On the use of satellite-derived frontal metrics in time series analyses of shelf-sea fronts, a study of the Celtic Sea
|Author(s)||Suberg Lavinia1, 2, Miller Peter I.3, Wynn Russell B.2|
|Affiliation(s)||1 : Ctr Ifremer Bretagne, Inst Francais Rech Exploitat Mer, CS 10070, F-29280 Plouzane, France.
2 : Natl Oceanog Ctr Southampton, European Way, Southampton S014 3ZH, Hants, England.
3 : Plymouth Marine Lab, Remote Sensing Grp, Prospect Pl, Plymouth PL1 3DH, Devon, England.
|Source||Deep-sea Research Part I-oceanographic Research Papers (0967-0637) (Pergamon-elsevier Science Ltd), 2019-07 , Vol. 149 , P. 103033 (12p.)|
|WOS© Times Cited||11|
|Keyword(s)||Frontal metrics, Shelf-sea fronts, Time series analysis, Satellite imagery, Celtic sea|
Satellite-derived frontal metrics describe characteristics of oceanic thermal fronts, such as their strength or persistence. They are used in marine science to investigate spatio-temporal variability of thermal fronts or in ecological studies to assist in explaining animal distributions. Although these metrics represent highly processed data, which is based on sometimes complex algorithms, little guidance is available on their correct application in quantitative analyses, in particular for non-specialist users. This research aims to improve accurate use of frontal data.

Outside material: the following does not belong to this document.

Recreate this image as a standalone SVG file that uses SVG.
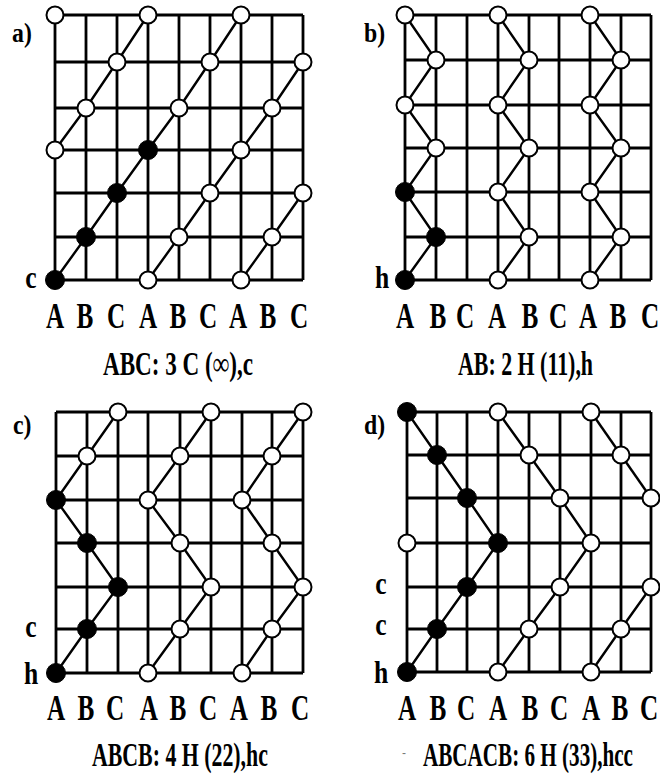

This case study investigates the inter-annual and seasonal variability of two tidal mixing fronts on the Celtic Sea shelf, based on monthly time series of daily frontal maps at similar to 1km2 resolution from 1990 to 2010. Some metrics are almost identical and can be grouped, e.g. frontal probability, persistence and so-called "composites" (Pearson correlation: r = 0.8-1.0; p < 0.001), whereas the metric describing frontal strength is distinct from other ones. Consequently, strength and metrics of the frontal probability group showed pronounced differences in their inter-annual and seasonal variability: Strength displayed an oscillating pattern between 1990 and 2010 while there were no significant changes in probability over time. In addition, seasonal variability was affected by segments from adjacent fronts, not belonging to the fronts of interest, which could result in biased estimates. Most important, there was a doubling of available satellite imagery between 1990 and 2010 due to a greater number of operational satellites, which negatively affected frontal probability, positively frontal strength and consequently, changed the temporal pattern of both. When using frontal maps for temporal analyses, we should choose the metric carefully, be aware of biased estimates caused by variability from unwanted frontal segments in the data and account for the variable data quantity. This guide on the use of frontal metrics will be helpful to improve correct interpretations of statistical analyses.